Structural mistake #1 — the catalog does not replace the brand

When the assortment is available to anyone who signs the contract with the dropship supplier, the product is no longer the source of differentiation. The source is the editorial context you build around it: the product page, the in-context photograph, the categorization, the tone of voice. We underestimated the editorial work required to turn an SKU "identical to the others" into a desirable object. It is ninety per cent of the work on a dropship DTC — and you cannot delegate it to the supplier's automatic import system.

Structural mistake #2 — acquisition cost on a generalist assortment

The second mistake was launching with too broad an editorial promise. "Everything for the home" does not convert: the message is too generic for performance advertising, and the audience segment is too wide to be acquired at a sustainable cost. CAC on Meta exploded within the first six weeks, and no funnel optimization could compensate for the absence of a clear editorial angle.

The rebuild starts from the opposite choice: reduced catalog, single category, specific promise. You voluntarily give up a large part of the inventory in order to have an identity.

Structural mistake #3 — not pre-architecting returns

In dropshipping, returns are the most expensive and least automatable operation. The product never passes through our warehouse: to return it, the customer must send it to the original supplier, usually in a different country, with labels and administrative flows that the brand has to manage. We had treated returns as a customer service function. It was a beginner's underestimate.
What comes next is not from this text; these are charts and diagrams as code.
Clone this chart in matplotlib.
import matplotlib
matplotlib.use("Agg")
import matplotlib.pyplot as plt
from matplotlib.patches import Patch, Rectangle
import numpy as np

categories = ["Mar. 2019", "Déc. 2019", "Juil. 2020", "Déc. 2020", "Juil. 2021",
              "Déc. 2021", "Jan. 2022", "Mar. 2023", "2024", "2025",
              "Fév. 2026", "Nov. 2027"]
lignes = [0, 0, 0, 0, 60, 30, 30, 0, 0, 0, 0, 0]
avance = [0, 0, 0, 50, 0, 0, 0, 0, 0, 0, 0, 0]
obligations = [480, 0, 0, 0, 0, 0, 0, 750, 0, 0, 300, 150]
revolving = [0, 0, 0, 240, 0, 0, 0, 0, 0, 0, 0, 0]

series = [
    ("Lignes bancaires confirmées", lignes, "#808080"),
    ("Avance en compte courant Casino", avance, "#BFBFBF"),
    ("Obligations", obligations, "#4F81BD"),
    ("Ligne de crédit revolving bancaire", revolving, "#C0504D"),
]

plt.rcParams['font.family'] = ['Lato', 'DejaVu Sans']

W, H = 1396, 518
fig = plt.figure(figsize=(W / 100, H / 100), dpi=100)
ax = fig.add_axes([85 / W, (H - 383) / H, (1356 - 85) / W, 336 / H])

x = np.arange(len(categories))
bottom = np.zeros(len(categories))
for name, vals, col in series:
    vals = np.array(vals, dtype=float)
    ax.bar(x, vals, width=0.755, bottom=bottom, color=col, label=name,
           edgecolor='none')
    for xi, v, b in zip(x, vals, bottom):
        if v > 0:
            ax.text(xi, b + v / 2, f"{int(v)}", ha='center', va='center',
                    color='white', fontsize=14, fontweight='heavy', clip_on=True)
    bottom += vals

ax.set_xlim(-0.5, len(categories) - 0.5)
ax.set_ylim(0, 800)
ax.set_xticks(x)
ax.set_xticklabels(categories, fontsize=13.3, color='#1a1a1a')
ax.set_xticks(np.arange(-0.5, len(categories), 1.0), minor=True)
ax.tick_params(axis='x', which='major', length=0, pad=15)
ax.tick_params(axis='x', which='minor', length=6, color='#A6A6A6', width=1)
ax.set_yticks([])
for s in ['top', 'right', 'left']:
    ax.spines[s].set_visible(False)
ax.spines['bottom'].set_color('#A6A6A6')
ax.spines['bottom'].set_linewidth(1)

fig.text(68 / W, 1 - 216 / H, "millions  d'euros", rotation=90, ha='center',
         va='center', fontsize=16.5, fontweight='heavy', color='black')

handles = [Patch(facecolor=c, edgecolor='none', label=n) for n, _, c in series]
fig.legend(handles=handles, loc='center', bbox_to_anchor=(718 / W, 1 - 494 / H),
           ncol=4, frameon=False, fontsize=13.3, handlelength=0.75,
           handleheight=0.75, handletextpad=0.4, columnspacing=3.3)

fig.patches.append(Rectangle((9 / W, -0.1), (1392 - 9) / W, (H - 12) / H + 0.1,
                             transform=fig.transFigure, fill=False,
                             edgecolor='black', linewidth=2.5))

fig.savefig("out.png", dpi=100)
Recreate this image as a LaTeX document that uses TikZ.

In the rebuild, the returns flow is a separate process, with its own KPIs, and with costs modeled ex-ante for each SKU cluster.

What changes in the rebuild

Three concrete interventions that derive directly from the mistakes above:

  1. Radically reduced catalog, focused on a single category where we can win editorially.
  2. Product pages rewritten by hand, one by one, with in-context photography. No automatic import from the supplier's feed.
  3. Returns flow as an accounted-for function — with cost modeled in advance, not as "something that happens occasionally".

What we recommend to brands considering this today

Dropshipping remains a legitimate path for brands that want to validate a category without warehousing cost. But the prerequisite is not the catalog — it is editorial discipline. Three questions we ask whoever brings us a project:

  1. Do you have a single category that you know how to describe better than your competitors?
  2. Do you already have an editorial angle that justifies the price you are asking?
  3. Have you modeled the cost of returns before the first order?

Three yeses mean the project makes sense. Even a single no is enough to stop, rewrite the plan, and come back when the answer has changed. It is exactly the advice we, in retrospect, would have wanted to give ourselves nine months ago.